« Nous avons choisi l’inégalité », c’est par ce titre-choc de François Dubet qu’ouvre ce dossier consacré aux inégalités. Le sociologue estime que, depuis 30 ans, les inégalités n’ont cessé de s’accroître mais ce n’est pas tant du côté de la mondialisation qui faut en chercher l’explication que du côté de la société qui cultive « l’entre-soi ». Les inégalités scolaires sont la traduction de cette quête : les parents informés choisissant pour leurs enfants les meilleures filières, les « bons » loisirs, afin de faire la différence avec les autres bénéficiaires d’une démocratisation scolaire relative. La socialisation par l’école est donc incomplète puisqu’elle tend à reproduire les schèmes mentaux et à faire des jeunes « les héritiers » (Bourdieu et Passeron, 1985) de ceux-ci (voir également l’article de Marie Duru-Bellat). L’école n’est qu’un exemple généralisable à chaque profession, chaque secteur économique, chaque région. « Nous acceptions d’autant mieux toutes ces inégalités que, bien souvent, elles nous semblent justes parce qu’elles reposent sur un idéal d’égalité des chances méritocratiques » (p. 29). Les enquêtes d’opinion sont sans appel : 64% des Français pensent que s’ils le voulaient, la plupart des chômeurs pourraient trouver un emploi… Le constat de François Dubet est sans appel, ces phénomènes s’expliquant « par le recul des liens de solidarité et des sentiments de fraternité » (p. 31) mais s’il veut croire à un renouveau de l’égalité sociale.
Hervé Le Bras, le démographe, mise sur la force des solidarités locales face au désengagement de l’Etat, même si les inégalités spatiales sont en net accroissement « sous l’effet de la métropolisation (…) et de l’accroissement des différences entre de vastes régions du pays. » (p. 32). L’explication historique des inégalités régionales actuelles par les types de famille (famille souche / famille nucléaire) comme par la répartition des prêtres réfractaires trouve toutefois ses limites pour expliquer l’essor d’une forte solidarité locale dans certaines régions.
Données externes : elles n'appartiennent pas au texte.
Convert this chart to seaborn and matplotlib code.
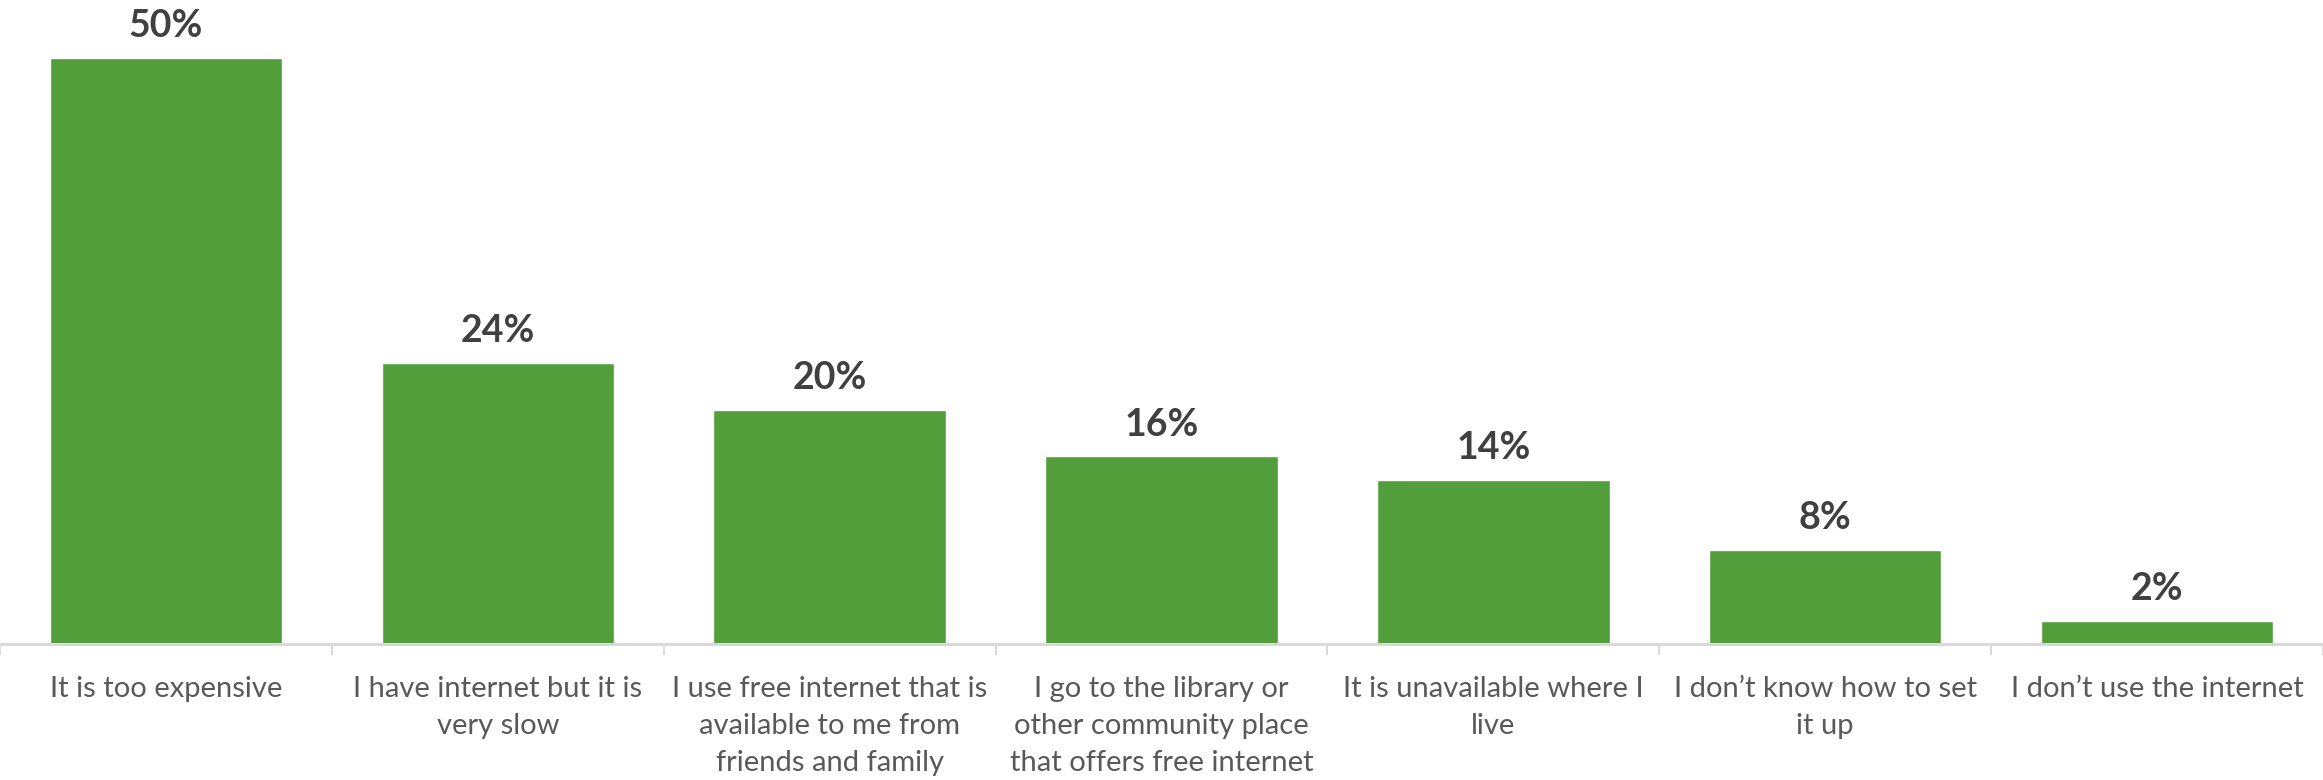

Renaud Chartoise revient sur les enseignements du « capital selon Thomas Piketty » en rappelant qu’il part de l’idée que « le rendement du capital est supérieur au taux de croissance de l’économie. C’est ce qui expliquerait l’accroissement exponentiel des inégalités » (p. 36). L’éducation, la formation, l’impôt sur le revenu mais surtout la nouvelle taxe mondiale sur la fortune que Piketty propose de mettre en place, peuvent infléchir l’accroissement des inégalités, même s’il reconnaît que « les inégalités sociales ne posent pas de problème en soi, pour peu qu’elles soient justifiées, c’est-à-dire fondées sur l’utilité commune » (p. 39).